◆ PROBLEM DETAILS:
Within the listing below, locate all lines containing the word "matplotlib". Copy each one.
-- start DATA PROVIDED --
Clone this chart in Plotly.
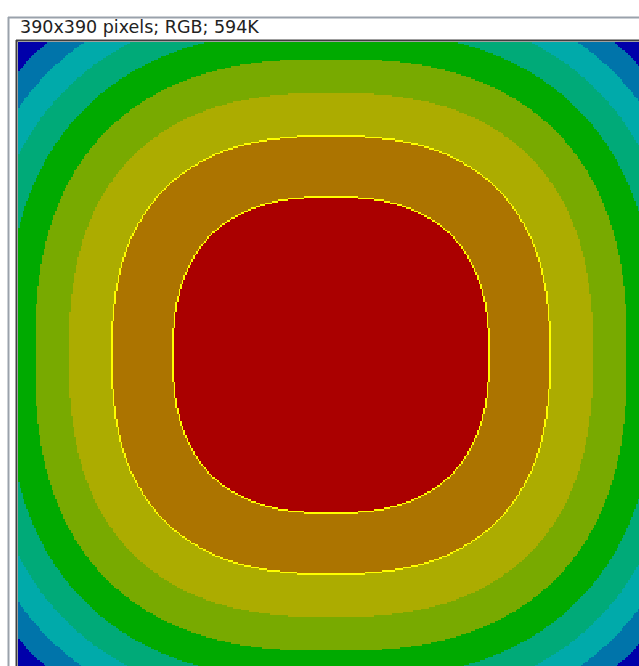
-- end DATA PROVIDED --
-- start DATA PROVIDED --
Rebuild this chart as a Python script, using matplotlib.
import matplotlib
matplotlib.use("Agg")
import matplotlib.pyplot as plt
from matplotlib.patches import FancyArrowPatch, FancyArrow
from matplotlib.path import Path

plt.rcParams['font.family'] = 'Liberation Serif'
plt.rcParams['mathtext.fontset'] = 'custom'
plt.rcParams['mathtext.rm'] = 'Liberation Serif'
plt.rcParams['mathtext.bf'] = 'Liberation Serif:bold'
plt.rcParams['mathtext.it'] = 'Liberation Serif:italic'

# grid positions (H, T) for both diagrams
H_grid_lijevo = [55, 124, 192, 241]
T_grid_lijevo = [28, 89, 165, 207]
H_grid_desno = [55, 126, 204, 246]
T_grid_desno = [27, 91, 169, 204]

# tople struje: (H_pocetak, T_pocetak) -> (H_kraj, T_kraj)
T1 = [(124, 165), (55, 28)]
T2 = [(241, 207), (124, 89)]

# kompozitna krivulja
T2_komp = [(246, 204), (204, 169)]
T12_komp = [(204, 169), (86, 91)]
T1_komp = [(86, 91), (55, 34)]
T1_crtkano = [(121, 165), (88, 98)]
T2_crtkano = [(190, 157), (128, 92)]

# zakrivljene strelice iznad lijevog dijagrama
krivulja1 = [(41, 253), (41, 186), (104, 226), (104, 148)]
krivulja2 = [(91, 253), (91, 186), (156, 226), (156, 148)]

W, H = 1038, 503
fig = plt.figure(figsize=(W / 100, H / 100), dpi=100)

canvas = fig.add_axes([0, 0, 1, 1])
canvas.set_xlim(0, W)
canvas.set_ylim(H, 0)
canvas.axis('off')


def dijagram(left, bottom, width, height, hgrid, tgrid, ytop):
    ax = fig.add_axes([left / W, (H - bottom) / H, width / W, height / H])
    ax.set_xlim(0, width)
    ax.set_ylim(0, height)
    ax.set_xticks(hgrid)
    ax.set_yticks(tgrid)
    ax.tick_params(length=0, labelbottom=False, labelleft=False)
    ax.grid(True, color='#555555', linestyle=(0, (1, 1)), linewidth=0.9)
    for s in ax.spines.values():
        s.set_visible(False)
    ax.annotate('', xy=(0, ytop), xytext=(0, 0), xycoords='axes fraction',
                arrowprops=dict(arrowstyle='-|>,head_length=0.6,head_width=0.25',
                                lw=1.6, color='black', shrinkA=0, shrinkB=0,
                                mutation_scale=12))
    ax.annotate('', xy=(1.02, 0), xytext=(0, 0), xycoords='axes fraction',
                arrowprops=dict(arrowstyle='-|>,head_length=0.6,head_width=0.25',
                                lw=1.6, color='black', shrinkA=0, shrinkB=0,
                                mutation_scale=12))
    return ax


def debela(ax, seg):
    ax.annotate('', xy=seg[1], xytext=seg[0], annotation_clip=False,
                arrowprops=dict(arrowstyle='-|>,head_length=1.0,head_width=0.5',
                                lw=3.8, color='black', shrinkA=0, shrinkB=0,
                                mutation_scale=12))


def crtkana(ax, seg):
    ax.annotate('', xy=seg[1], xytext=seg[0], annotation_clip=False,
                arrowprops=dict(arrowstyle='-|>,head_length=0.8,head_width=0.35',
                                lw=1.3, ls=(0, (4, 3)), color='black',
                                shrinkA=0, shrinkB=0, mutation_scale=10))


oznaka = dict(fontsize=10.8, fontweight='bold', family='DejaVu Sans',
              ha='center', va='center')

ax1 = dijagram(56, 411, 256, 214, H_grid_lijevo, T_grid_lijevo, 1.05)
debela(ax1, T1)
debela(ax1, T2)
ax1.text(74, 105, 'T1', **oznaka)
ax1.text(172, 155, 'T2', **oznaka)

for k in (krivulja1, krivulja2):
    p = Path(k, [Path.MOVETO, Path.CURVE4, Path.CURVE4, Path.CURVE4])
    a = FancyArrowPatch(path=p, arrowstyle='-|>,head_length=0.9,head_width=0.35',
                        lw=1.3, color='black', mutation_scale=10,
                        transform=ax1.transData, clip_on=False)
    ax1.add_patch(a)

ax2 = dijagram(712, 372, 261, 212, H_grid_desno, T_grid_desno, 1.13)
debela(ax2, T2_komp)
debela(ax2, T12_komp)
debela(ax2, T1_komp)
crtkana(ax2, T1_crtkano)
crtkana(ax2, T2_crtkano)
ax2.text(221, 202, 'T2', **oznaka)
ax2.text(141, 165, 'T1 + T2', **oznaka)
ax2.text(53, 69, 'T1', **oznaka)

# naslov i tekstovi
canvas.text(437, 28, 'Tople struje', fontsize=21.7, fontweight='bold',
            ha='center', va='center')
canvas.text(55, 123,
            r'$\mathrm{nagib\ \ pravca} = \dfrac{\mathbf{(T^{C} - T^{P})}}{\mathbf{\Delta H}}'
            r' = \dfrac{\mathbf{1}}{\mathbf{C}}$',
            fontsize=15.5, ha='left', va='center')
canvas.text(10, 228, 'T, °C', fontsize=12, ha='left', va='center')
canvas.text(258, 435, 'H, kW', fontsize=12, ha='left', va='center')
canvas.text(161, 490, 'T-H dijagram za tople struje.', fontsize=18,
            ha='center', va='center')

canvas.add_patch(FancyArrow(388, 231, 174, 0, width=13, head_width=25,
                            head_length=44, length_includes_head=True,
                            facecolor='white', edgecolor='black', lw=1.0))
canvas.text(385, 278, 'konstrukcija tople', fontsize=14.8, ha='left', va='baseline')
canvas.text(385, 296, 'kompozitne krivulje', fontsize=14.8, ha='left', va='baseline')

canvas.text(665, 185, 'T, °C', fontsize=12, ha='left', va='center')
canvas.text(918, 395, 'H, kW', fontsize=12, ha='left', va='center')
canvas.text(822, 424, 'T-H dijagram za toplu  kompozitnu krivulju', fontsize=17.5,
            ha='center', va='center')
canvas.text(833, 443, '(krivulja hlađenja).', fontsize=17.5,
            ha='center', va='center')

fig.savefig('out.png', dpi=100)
-- end DATA PROVIDED --
◆ EXERCISE RESPONSE:
Rebuild this chart as a Python script, using matplotlib.
import matplotlib
matplotlib.use("Agg")
import matplotlib.pyplot as plt
from matplotlib.patches import FancyArrowPatch, FancyArrow
from matplotlib.path import Path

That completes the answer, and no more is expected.